Культуральная среда вмешивается и другим способом, поскольку из полученных ответов на поставленные повсеместно три вопроса по поводу шизофрении, вытекает концепция болезни, приемлемая для соответствующей культуры, причем формы выражения и концептуализация, несомненно, взаимодействуют между собой.
Кроме того, согласно данным EPIS, культуральные факторы, оказывается, влияют на развитие болезни, даже если выводы, особенно J. Westermeyer, относительно более благоприятного прогноза в странах, находящихся на пути развития, подвергались критике. H. M. Murphy, который признает, что «в большем числе не западных обществ шизофрения обычно менее хронизирована, чем в технически более развитых обществах» (так, если в Нигерии и в Индии более половины больных через два года больше не обнаруживали симптомов, то это наблюдалось только у 10 % больных в Дании или в СССР, или 25 % в других центрах исследования), также полагает, что из различных объяснений, предложенных на сегодняшний день, ни одно не является приемлемым. Но он все же заявляет, что «западные общества» (западные в культуральном значении, а не в географическом или политическом, поскольку так квалифицируется и советское общество) обычно имеют более сложные требования, чем не западные общества.
«Они предоставляют меньше ролей, связанных с избеганием, и отвергают более легкие и часто сверхъестественные отговорки, которыми шизофреники хотят объяснить свое поведение» /154, с. 2/.
Сам он на основе показателя распространенности полагает, что «колебания совершаются в узких пределах, подтверждающих распознание шизофрении во всех культурах», даже если существуют региональные различия внутри каждой группы.
Так, исследование, которым он лично руководил в Ирландии, показывает исключительно высокий процент шизофрении. Интересно, что ни одно из предложенных объяснений (генетические факторы, голодовка в XIX в., культуральные факторы с поздними браками и родами, гипотезы, выведенные из теории двоякого принуждения) не может быть принято, тем более что показатель гораздо более высок на юге острова, чем на севере, где факторы идентичны, и что уязвимость к заболеванию исчезает в случае эмиграции во втором или третьем поколении.
Таким образом, хронизацию шизофрении, если не собственно ее некурабельность, можно было бы рассматривать как ятрогенный эффект, поскольку она была более выражена в странах, где медицина наиболее развита.
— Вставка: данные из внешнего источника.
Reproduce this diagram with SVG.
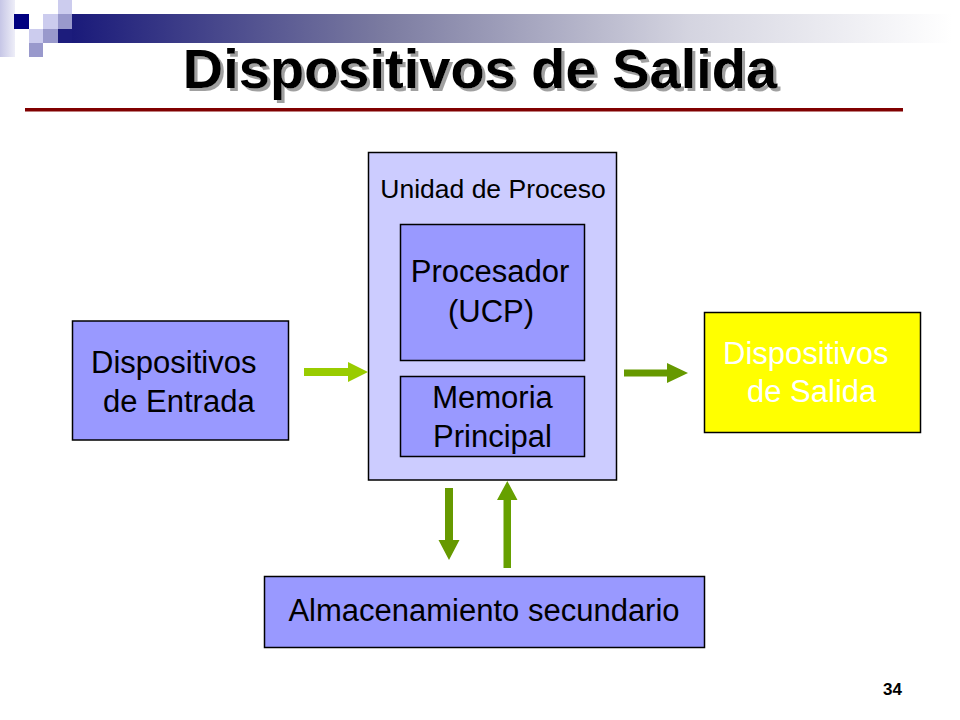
<svg xmlns="http://www.w3.org/2000/svg" width="960" height="720" viewBox="0 0 960 720">
  <defs>
    <linearGradient id="band" x1="0" y1="0" x2="1" y2="0">
      <stop offset="0" stop-color="#1a1a7a"/>
      <stop offset="0.35" stop-color="#7a7aa0"/>
      <stop offset="0.7" stop-color="#d4d4e0"/>
      <stop offset="1" stop-color="#ffffff"/>
    </linearGradient>
    <linearGradient id="strip" x1="0" y1="0" x2="1" y2="0">
      <stop offset="0" stop-color="#c6c6e6"/>
      <stop offset="1" stop-color="#eeeef8"/>
    </linearGradient>
    <filter id="shadow" x="-5%" y="-10%" width="110%" height="130%">
      <feDropShadow dx="3" dy="3" stdDeviation="0.6" flood-color="#a0a0a0" flood-opacity="1"/>
    </filter>
    <style>
      .box { stroke: #000; stroke-width: 1.5; }
      .dark { fill: #9999ff; }
      .light { fill: #ccccff; }
      .lbl { font-family: "Liberation Sans", Arial, sans-serif; font-size: 31px; fill: #000; }
      .wlbl { font-family: "Liberation Sans", Arial, sans-serif; font-size: 31px; fill: #ffffff; }
      .title { font-family: "Liberation Sans", Arial, sans-serif; font-size: 56px; font-weight: bold; text-anchor: middle; }
      .sqL { fill: #ccccee; }
      .sqM { fill: #9999cc; }
    </style>
  </defs>

  <rect width="960" height="720" fill="#ffffff"/>

  <!-- header decoration -->
  <g id="header">
    <rect x="72" y="14" width="880" height="29" fill="url(#band)"/>
    <rect x="0" y="0" width="15" height="57" fill="url(#strip)"/>
    <rect x="14" y="14" width="15" height="15" fill="#000080"/>
    <rect class="sqL" x="58" y="0" width="14" height="14"/>
    <rect class="sqL" x="43" y="14" width="15" height="15"/>
    <rect class="sqM" x="58" y="14" width="14" height="15"/>
    <rect class="sqL" x="29" y="29" width="14" height="14"/>
    <rect class="sqM" x="43" y="29" width="15" height="14"/>
    <rect x="58" y="29" width="14" height="14" fill="#1c1c7c"/>
    <rect class="sqM" x="29" y="43" width="14" height="14"/>
  </g>

  <g id="title">
    <text class="title" x="480" y="88" fill="#000000" filter="url(#shadow)">Dispositivos de Salida</text>
    <rect x="25" y="108" width="878" height="3.5" fill="#800000"/>
  </g>

  <g id="unidad-proceso">
    <rect class="box light" x="368.5" y="152.5" width="248" height="327.5"/>
    <text class="lbl" x="493" y="198" text-anchor="middle" style="font-size:26.5px">Unidad de Proceso</text>
  </g>

  <g id="procesador">
    <rect class="box dark" x="400.5" y="224.5" width="184" height="136"/>
    <text class="lbl" x="490" y="282" text-anchor="middle">Procesador</text>
    <text class="lbl" x="491" y="322" text-anchor="middle">(UCP)</text>
  </g>

  <g id="memoria">
    <rect class="box dark" x="400.5" y="376.5" width="184" height="80"/>
    <text class="lbl" x="492.5" y="408" text-anchor="middle">Memoria</text>
    <text class="lbl" x="492.5" y="447" text-anchor="middle">Principal</text>
  </g>

  <g id="entrada">
    <rect class="box dark" x="72.5" y="321" width="216" height="119"/>
    <text class="lbl" x="91" y="373">Dispositivos</text>
    <text class="lbl" x="103" y="412">de Entrada</text>
  </g>

  <g id="salida">
    <rect class="box" fill="#ffff00" x="704.5" y="312.5" width="216" height="120"/>
    <text class="wlbl" x="723" y="364">Dispositivos</text>
    <text class="wlbl" x="747" y="402">de Salida</text>
  </g>

  <g id="almacenamiento">
    <rect class="box dark" x="264.5" y="576.5" width="440" height="71"/>
    <text class="lbl" x="484" y="621" text-anchor="middle">Almacenamiento secundario</text>
  </g>

  <g id="connectors">
    <polygon fill="#99cc00" points="304,368 348,368 348,362 368,372 348,382 348,376 304,376"/>
    <polygon fill="#669900" points="624,369.5 667,369.5 667,363 688,373 667,383 667,376.5 624,376.5"/>
    <polygon fill="#669900" points="445,488 453,488 453,540 459.5,540 449,560 438.5,540 445,540"/>
    <polygon fill="#66a000" points="503.5,568 511,568 511,500 517.5,500 507.3,481 497,500 503.5,500"/>
  </g>

  <text x="902" y="695" text-anchor="end" style="font-family:'Liberation Sans', Arial, sans-serif; font-size:17px; font-weight:bold; fill:#000">34</text>
</svg>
По крайней мере, надо признать, что в этих странах в отношении критериев выздоровления предъявляются более высокие требования, особенно, что касается социального выздоровления, а также существует меньшая терпимость в отношении сохранившихся остаточных симптомов.
Степень терпимости семьи, оказывается, играет большую роль в развитии болезни, и большие семьи традиционных обществ были гораздо более терпимыми, чем малые семьи западного типа.
Таким образом, исследования ВОЗ отвечали на регулярно дебатировавшийся вопрос о всеобщности шизофрении. E. Fuller Torrey сформулировал его в номере «Schizophrenia Bulletin» за 1973 г., оставив открытым: «Универсальна ли шизофрения? Открытый вопрос» /86/.
Цитата из J. C. Prichard, заимствованная из «Трактата об умопомешательстве» /1835/, которая фигурирует в начале этой статьи, показывает, что уже полтора столетия ранее возникал вопрос о всеобщности помешательства: «…Помешательство существует только в цивилизованных обществах, оно не часто встречается у дикарей, и редко у варваров». ВОЗ подтвердит право всех культур на шизофрению, что до сих пор ограничивалось индустриальными культурами.
«Результаты этих исследований ВОЗ были известны широкой публике во Франции по статье в газете «Монд», обычно мало склонной к сенсационности, которая украсила первую страницу своего номера от 27-28 июля 1986 г. большим заголовком: «Шизофрения, всеобщее умопомешательство». На с. 7, где был помещен конец статьи, этот заголовок изменился следующим образом: «Шизофрения — это всеобщая болезнь, которая никак не зависит ни от общества, ни от семьи»» /68/.